While in prison Bailey has been charged with a positive drug test on the 29th June 2022, and on the 5th January 2023 Bailey was found with a vape and a sharpened object. He was found with tobacco on the 6th January 2023.

He had work release that has now been suspended as a result.

Baileys rule breaking behavior is a concern. The board still have concerns about the 3 original lots of offending, Kylies rape and murder, the attempted rape and the sexual offending against a child 12-16yrs of age. Those concerns were enhanced due to a victim who was also an eye witness. Bailey continues to display unstable behavior and has no release proposal. You can not be released from jail on parole unless you have a release proposal, that includes somewhere you are going to stay, a job, self-help centres or communities and someone who is going to take responsibility for you ( can’t imagine anyone is willing to take those chances with Bailey) so he will more than likely never be released from jail – which is something every person especially every woman should look as a sign of gratitude.

Paul Bail is currently seeking to be deported back to the UK if he is to be paroled.

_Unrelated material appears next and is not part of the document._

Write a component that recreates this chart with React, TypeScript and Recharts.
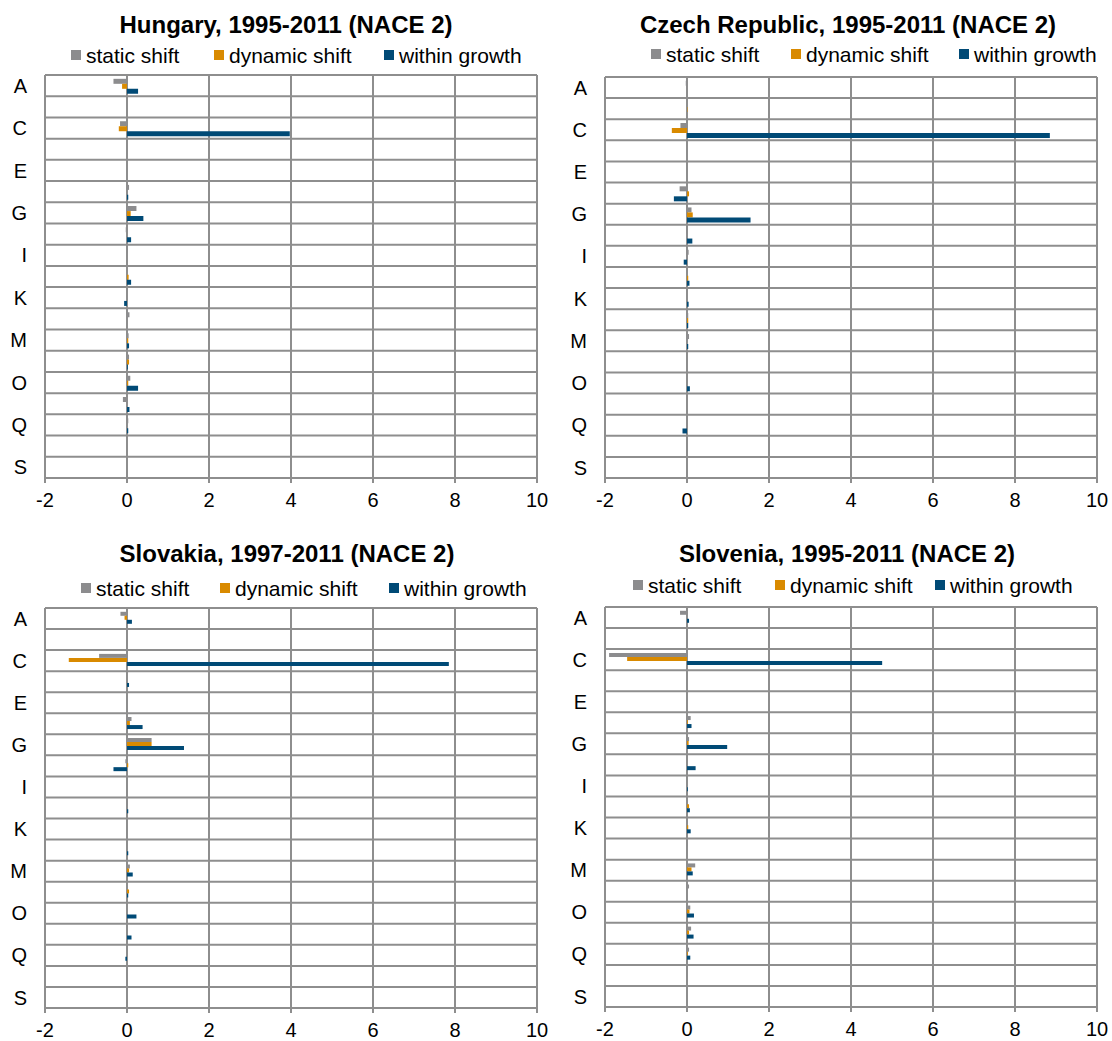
import React from 'react';
import { BarChart, Bar, XAxis, YAxis, CartesianGrid } from 'recharts';

const categories = ['A', 'B', 'C', 'D', 'E', 'F', 'G', 'H', 'I', 'J', 'K', 'L', 'M', 'N', 'O', 'P', 'Q', 'R', 'S'];
const xTicks = [-2, 0, 2, 4, 6, 8, 10];
const seriesNames = ['static shift', 'dynamic shift', 'within growth'];
const seriesColors = ['#8C8C8E', '#D98A00', '#004A76'];

// Hungary, 1995-2011
const huStatic = [-0.33, 0, -0.17, 0, 0, 0.05, 0.23, -0.03, 0.02, 0, 0, 0.06, 0.04, 0.05, 0.08, -0.1, 0.03, 0, 0];
const huDynamic = [-0.12, 0, -0.2, 0, 0, 0, 0.09, 0, 0, 0.04, 0, 0, 0.03, 0.05, 0.03, 0, 0, 0, 0];
const huWithin = [0.27, 0, 3.97, 0, 0, 0.03, 0.4, 0.1, 0, 0.1, -0.07, 0, 0.05, 0.02, 0.27, 0.06, 0.03, 0, 0];

// Czech Republic, 1995-2011
const czStatic = [-0.03, 0, -0.16, 0, 0, -0.18, 0.11, -0.01, 0.04, 0, 0, 0.03, 0.05, 0, 0, 0, 0, 0, 0];
const czDynamic = [0, 0.01, -0.37, 0, 0, 0.05, 0.14, 0, 0, 0.03, 0, 0.03, 0, 0, 0, 0, 0, 0, 0];
const czWithin = [0, 0, 8.85, 0, 0, -0.32, 1.55, 0.13, -0.08, 0.06, 0.04, 0.03, 0.03, 0, 0.07, 0, -0.11, 0, 0];

// Slovakia, 1997-2011
const skStatic = [-0.16, 0, -0.68, 0, 0, 0.11, 0.6, -0.04, 0, 0.02, 0, 0, 0.07, 0.02, 0, 0, 0, 0, 0];
const skDynamic = [-0.06, 0, -1.42, 0, 0, 0.07, 0.6, 0.03, 0, 0, 0, 0, 0.05, 0.05, 0, 0, 0, 0, 0];
const skWithin = [0.12, 0, 7.85, 0.05, 0, 0.38, 1.39, -0.33, 0, 0.03, 0, 0.03, 0.14, 0.03, 0.23, 0.11, -0.04, 0, 0];

// Slovenia, 1995-2011
const siStatic = [-0.17, 0, -1.9, 0, 0, 0.09, 0.05, 0, 0, 0.02, 0.02, 0.02, 0.2, 0.05, 0.08, 0.1, 0.05, 0, 0];
const siDynamic = [0, 0, -1.46, 0, 0, 0.02, 0.04, 0, 0, 0.05, 0.03, 0, 0.11, 0, 0.06, 0.05, 0.02, 0, 0];
const siWithin = [0.05, 0, 4.76, 0, 0, 0.11, 0.98, 0.21, 0.02, 0.07, 0.09, 0, 0.14, 0, 0.17, 0.16, 0.08, 0, 0];

const FONT = '"Liberation Sans", Arial, Helvetica, sans-serif';
const GRID = '#8E8E8E';
const PANEL_W = 556;
const PANEL_H = 520;

function buildRows(s: number[], d: number[], w: number[]) {
  return categories.map((cat, i) => ({ cat, s: s[i], d: d[i], w: w[i] }));
}

type PanelProps = {
  left: number;
  top: number;
  title: string;
  data: any[];
  titleX: number;
  titleY: number;
  legendXs: number[];
  legendY: number;
  plotTop: number;
  plotBottom: number;
};

function Panel(p: PanelProps) {
  const xAxisH = 30;
  const gridGen = ({ offset }: any) => {
    const n = categories.length;
    const out: number[] = [];
    for (let i = 0; i <= n; i++) out.push(offset.top + (i * offset.height) / n);
    return out;
  };
  return (
    <div style={{ position: 'absolute', left: p.left, top: p.top, width: PANEL_W, height: PANEL_H }}>
      <div style={{ position: 'absolute', left: 0, top: 0 }}>
        <BarChart
          width={PANEL_W}
          height={PANEL_H}
          data={p.data}
          layout="vertical"
          margin={{ top: p.plotTop, right: 19, bottom: PANEL_H - p.plotBottom - xAxisH, left: 0 }}
          barCategoryGap="18%"
          barGap={0}
        >
          <CartesianGrid
            stroke={GRID}
            strokeWidth={2}
            horizontalCoordinatesGenerator={gridGen}
          />
          <XAxis
            type="number"
            domain={[-2, 10]}
            ticks={xTicks}
            allowDataOverflow
            height={xAxisH}
            tickSize={5}
            tickMargin={10}
            tickLine={{ stroke: GRID, strokeWidth: 2 }}
            axisLine={{ stroke: GRID, strokeWidth: 2 }}
            tick={{ fontSize: 20, fill: '#000', fontFamily: FONT }}
          />
          <YAxis
            type="category"
            dataKey="cat"
            width={45}
            interval={1}
            tickLine={false}
            tickSize={0}
            tickMargin={18}
            axisLine={{ stroke: GRID, strokeWidth: 2 }}
            tick={{ fontSize: 20, fill: '#000', fontFamily: FONT }}
          />
          <Bar dataKey="s" name={seriesNames[0]} fill={seriesColors[0]} isAnimationActive={false} />
          <Bar dataKey="d" name={seriesNames[1]} fill={seriesColors[1]} isAnimationActive={false} />
          <Bar dataKey="w" name={seriesNames[2]} fill={seriesColors[2]} isAnimationActive={false} />
        </BarChart>
      </div>
      <svg width={PANEL_W} height={72} style={{ position: 'absolute', left: 0, top: 0 }}>
        <text
          x={p.titleX}
          y={p.titleY}
          textAnchor="middle"
          fontFamily={FONT}
          fontWeight="bold"
          fontSize={24}
          fill="#000"
        >
          {p.title}
        </text>
        {seriesNames.map((n, i) => (
          <g key={n}>
            <rect x={p.legendXs[i]} y={p.legendY - 5} width={10} height={10} fill={seriesColors[i]} />
            <text x={p.legendXs[i] + 15} y={p.legendY + 7.5} fontFamily={FONT} fontSize={21} fill="#000">
              {n}
            </text>
          </g>
        ))}
      </svg>
    </div>
  );
}

export default function App() {
  return (
    <div style={{ position: 'absolute', left: 0, top: 0, width: 1112, height: 1041, background: '#fff' }}>
      <Panel
        left={0}
        top={0}
        title="Hungary, 1995-2011 (NACE 2)"
        data={buildRows(huStatic, huDynamic, huWithin)}
        titleX={286}
        titleY={33}
        legendXs={[71, 214, 384]}
        legendY={55}
        plotTop={75}
        plotBottom={478}
      />
      <Panel
        left={560}
        top={0}
        title="Czech Republic, 1995-2011 (NACE 2)"
        data={buildRows(czStatic, czDynamic, czWithin)}
        titleX={288}
        titleY={33}
        legendXs={[91, 231, 399]}
        legendY={54}
        plotTop={77}
        plotBottom={478}
      />
      <Panel
        left={0}
        top={530}
        title="Slovakia, 1997-2011 (NACE 2)"
        data={buildRows(skStatic, skDynamic, skWithin)}
        titleX={287}
        titleY={32}
        legendXs={[81, 220, 389]}
        legendY={58}
        plotTop={78}
        plotBottom={478}
      />
      <Panel
        left={560}
        top={530}
        title="Slovenia, 1995-2011 (NACE 2)"
        data={buildRows(siStatic, siDynamic, siWithin)}
        titleX={287}
        titleY={32}
        legendXs={[73, 215, 375]}
        legendY={55}
        plotTop={77}
        plotBottom={477}
      />
    </div>
  );
}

After Kylies murder in 1991 our lives as rural kids changed forever we were country kids living in a small rural community we often rode our horses on the side of the roads to get to places or to your friends houses, that all changed we had to go in pairs, had to be in paddocks no stopping to talk to anyone we didn’t know, even if they were looking for directions, we had to tell people where we were going and ring once we got there even if it was the neighbour up the road, I didn’t trust new people in our communities or in our church I avoided them all. Kylies murder was the moment in my life that everything I once believed in changed forever. People often ask what point in your life did everything change for you Kylie’s murder is what changed everything for me. It’s why I don’t believe churches should help criminals and why criminals shouldn’t ever be bought into a small rural community because of what happened to Kylie.